**What is expected**
Take the line containing "Generate a component", the line containing "YAxis, ErrorBar, ReferenceLine", and all lines between them, and transcribe them exactly. Leave out pictures.

**Data provided**
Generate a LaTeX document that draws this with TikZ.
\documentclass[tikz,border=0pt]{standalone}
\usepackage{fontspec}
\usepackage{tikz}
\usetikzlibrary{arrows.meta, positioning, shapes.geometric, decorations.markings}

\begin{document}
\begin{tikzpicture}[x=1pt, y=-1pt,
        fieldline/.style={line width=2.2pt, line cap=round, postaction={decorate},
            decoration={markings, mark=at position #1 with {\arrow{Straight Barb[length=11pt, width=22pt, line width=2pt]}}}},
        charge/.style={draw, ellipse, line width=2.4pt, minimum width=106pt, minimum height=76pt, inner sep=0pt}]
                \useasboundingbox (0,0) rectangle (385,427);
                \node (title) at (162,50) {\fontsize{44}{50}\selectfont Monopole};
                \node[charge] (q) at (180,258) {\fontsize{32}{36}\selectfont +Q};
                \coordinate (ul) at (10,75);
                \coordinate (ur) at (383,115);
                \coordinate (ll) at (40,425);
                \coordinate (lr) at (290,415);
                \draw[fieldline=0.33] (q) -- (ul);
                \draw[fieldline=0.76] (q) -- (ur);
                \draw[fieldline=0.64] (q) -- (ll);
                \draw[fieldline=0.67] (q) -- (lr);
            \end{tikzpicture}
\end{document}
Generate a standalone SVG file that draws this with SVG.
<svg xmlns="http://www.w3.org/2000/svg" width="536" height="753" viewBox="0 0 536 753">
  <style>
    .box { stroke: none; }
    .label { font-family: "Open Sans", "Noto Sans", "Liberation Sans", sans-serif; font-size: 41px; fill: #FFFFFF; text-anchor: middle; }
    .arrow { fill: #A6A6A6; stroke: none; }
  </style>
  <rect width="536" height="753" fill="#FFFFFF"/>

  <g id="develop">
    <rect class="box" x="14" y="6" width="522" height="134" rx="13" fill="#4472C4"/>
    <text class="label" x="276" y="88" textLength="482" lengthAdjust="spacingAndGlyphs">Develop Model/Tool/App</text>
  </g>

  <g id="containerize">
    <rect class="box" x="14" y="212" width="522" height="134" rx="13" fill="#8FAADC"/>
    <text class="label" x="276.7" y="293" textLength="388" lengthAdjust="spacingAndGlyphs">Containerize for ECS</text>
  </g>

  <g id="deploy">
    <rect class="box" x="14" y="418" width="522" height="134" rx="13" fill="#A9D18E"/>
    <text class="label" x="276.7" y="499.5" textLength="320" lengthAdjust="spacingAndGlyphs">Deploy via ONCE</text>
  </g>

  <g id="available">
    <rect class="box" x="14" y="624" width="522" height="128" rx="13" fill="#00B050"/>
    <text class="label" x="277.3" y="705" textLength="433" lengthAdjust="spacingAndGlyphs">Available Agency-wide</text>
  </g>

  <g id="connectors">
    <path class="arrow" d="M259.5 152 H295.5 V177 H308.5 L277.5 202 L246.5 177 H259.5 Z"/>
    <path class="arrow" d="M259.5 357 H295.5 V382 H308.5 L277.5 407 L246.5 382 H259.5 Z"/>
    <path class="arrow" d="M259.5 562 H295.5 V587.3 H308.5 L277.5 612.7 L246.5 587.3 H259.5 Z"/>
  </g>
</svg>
---
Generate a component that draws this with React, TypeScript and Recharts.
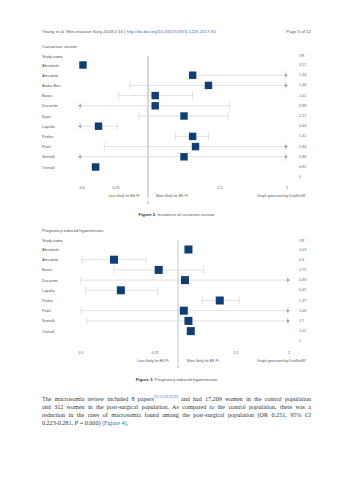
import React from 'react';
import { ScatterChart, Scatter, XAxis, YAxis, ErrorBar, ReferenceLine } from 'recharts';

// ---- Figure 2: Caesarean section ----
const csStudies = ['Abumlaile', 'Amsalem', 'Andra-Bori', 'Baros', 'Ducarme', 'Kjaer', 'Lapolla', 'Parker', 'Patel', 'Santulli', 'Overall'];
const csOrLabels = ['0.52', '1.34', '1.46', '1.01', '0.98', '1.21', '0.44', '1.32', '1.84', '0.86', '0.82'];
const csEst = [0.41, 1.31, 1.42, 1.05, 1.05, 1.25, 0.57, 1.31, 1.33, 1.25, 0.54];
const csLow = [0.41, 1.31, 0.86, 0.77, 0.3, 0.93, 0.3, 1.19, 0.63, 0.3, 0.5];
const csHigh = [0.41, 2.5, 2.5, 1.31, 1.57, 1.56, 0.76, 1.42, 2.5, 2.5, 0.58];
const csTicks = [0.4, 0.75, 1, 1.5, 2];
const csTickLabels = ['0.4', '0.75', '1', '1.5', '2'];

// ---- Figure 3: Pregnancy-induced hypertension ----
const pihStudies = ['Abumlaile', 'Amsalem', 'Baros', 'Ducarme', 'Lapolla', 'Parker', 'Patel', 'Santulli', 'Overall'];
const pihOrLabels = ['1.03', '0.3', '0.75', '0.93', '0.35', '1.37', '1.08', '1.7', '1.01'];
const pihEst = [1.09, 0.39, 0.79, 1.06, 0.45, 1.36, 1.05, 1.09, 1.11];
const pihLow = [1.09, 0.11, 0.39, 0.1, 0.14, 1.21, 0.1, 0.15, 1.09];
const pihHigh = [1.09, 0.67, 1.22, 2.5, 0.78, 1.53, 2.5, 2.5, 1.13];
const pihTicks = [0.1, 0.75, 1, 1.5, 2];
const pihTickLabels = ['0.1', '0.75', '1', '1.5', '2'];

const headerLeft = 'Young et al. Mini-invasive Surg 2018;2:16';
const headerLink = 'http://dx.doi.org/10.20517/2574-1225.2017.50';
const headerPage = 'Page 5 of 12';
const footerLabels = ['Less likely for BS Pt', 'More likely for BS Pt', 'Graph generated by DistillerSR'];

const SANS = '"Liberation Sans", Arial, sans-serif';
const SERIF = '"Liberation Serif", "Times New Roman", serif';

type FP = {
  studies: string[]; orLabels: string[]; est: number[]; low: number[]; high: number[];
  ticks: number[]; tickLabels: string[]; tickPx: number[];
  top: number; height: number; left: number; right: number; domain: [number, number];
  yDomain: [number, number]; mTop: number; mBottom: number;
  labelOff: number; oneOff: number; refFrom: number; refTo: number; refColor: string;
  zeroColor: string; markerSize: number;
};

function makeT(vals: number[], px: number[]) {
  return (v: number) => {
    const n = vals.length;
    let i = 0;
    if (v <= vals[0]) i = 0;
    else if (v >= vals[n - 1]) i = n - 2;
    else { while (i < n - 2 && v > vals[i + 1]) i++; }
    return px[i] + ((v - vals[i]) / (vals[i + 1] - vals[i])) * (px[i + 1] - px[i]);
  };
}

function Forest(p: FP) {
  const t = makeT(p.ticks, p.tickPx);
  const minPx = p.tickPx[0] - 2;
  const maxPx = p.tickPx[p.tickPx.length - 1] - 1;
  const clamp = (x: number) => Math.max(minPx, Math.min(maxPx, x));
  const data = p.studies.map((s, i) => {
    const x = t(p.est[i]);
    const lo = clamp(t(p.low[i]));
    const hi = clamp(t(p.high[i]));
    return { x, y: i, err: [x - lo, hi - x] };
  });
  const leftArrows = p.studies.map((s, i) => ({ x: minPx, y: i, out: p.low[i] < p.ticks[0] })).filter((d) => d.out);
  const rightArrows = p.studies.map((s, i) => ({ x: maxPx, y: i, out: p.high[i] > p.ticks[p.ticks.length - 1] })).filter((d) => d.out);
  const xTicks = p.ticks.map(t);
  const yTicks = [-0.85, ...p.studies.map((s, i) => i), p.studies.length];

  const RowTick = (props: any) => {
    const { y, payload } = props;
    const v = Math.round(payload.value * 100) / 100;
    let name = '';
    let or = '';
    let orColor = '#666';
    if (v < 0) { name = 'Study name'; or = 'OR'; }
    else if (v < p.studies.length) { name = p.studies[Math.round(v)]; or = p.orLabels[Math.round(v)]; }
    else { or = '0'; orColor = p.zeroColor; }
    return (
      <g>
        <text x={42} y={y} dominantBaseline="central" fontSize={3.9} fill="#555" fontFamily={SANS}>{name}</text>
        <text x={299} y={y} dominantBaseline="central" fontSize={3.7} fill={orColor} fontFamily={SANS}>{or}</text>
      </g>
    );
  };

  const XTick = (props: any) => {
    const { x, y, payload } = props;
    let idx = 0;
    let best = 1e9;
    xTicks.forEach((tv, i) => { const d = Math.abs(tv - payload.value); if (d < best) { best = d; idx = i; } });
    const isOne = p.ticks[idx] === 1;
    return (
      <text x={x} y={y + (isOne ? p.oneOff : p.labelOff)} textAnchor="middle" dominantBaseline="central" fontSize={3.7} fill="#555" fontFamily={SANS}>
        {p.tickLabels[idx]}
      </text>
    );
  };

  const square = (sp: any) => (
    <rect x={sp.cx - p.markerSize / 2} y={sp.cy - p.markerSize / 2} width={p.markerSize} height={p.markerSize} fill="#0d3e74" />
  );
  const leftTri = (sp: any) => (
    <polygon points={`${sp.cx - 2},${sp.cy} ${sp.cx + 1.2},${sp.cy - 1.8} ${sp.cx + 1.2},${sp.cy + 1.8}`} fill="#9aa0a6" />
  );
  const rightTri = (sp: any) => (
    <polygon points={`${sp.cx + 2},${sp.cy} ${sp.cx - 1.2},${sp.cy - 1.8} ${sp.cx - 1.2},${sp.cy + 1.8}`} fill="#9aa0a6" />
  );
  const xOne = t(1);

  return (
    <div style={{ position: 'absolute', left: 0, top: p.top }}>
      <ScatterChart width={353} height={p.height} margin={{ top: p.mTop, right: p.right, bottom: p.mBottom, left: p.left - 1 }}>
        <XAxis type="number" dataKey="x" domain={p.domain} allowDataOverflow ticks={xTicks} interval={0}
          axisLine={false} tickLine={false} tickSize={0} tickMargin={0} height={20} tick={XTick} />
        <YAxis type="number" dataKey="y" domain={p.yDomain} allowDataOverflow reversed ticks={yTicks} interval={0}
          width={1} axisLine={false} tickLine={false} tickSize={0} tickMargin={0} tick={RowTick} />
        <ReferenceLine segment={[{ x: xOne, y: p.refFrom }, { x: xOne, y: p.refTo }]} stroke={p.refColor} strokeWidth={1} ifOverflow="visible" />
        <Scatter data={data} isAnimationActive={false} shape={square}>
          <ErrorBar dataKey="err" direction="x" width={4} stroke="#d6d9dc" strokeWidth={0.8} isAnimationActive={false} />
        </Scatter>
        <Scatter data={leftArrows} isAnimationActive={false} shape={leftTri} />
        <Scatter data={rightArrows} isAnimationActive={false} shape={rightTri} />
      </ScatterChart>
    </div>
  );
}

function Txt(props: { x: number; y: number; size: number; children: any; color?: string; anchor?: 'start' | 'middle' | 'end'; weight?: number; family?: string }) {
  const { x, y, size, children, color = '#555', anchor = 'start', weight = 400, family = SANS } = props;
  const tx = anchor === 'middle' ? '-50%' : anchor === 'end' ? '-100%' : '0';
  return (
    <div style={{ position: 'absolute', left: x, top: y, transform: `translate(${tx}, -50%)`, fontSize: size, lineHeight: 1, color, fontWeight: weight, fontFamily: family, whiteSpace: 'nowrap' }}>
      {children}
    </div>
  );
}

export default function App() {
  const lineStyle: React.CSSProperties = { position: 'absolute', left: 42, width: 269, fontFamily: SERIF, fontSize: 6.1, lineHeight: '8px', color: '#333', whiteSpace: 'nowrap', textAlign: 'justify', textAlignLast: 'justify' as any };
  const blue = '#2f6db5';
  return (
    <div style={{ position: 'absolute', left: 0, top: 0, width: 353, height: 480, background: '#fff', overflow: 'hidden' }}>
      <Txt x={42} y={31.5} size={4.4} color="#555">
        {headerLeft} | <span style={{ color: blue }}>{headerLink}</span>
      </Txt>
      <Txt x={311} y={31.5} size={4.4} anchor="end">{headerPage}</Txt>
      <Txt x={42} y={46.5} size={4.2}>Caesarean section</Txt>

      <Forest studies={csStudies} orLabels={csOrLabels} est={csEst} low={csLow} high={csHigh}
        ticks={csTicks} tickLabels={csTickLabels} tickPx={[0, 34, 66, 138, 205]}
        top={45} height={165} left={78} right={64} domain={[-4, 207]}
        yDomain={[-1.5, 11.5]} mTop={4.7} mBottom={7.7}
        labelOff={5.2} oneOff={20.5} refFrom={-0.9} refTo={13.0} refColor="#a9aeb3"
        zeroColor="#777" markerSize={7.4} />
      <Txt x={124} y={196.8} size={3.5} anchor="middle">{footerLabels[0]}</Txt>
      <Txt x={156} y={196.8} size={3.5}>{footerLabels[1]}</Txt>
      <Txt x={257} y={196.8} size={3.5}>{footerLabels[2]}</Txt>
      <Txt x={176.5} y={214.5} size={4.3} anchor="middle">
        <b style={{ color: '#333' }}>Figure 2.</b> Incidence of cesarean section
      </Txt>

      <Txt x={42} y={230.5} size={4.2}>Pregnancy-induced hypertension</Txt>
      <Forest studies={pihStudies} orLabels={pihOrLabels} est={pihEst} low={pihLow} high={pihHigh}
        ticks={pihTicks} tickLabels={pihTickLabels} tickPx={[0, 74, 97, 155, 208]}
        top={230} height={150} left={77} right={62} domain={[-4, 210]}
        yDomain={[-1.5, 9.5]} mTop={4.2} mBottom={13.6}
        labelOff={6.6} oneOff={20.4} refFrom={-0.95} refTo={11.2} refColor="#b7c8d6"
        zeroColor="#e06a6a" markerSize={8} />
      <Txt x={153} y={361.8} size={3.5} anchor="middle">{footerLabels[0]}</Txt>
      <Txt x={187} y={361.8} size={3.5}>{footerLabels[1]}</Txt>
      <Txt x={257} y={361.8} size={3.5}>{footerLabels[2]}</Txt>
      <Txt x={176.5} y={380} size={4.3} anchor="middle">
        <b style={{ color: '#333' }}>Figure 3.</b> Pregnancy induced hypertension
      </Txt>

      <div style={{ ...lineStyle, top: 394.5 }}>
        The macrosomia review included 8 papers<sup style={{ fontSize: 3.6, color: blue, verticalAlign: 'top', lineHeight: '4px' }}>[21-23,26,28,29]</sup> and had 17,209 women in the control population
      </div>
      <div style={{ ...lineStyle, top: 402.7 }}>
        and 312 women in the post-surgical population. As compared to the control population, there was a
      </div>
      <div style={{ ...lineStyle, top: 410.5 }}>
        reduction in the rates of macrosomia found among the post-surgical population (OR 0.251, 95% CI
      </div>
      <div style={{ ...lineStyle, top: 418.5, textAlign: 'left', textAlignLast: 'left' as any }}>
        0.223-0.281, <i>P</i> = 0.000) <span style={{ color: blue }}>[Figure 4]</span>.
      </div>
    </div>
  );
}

**Solution to this task**
Generate a component that draws this with React, TypeScript and Recharts.
import React from 'react';
import { ScatterChart, Scatter, XAxis, YAxis, ErrorBar, ReferenceLine } from 'recharts';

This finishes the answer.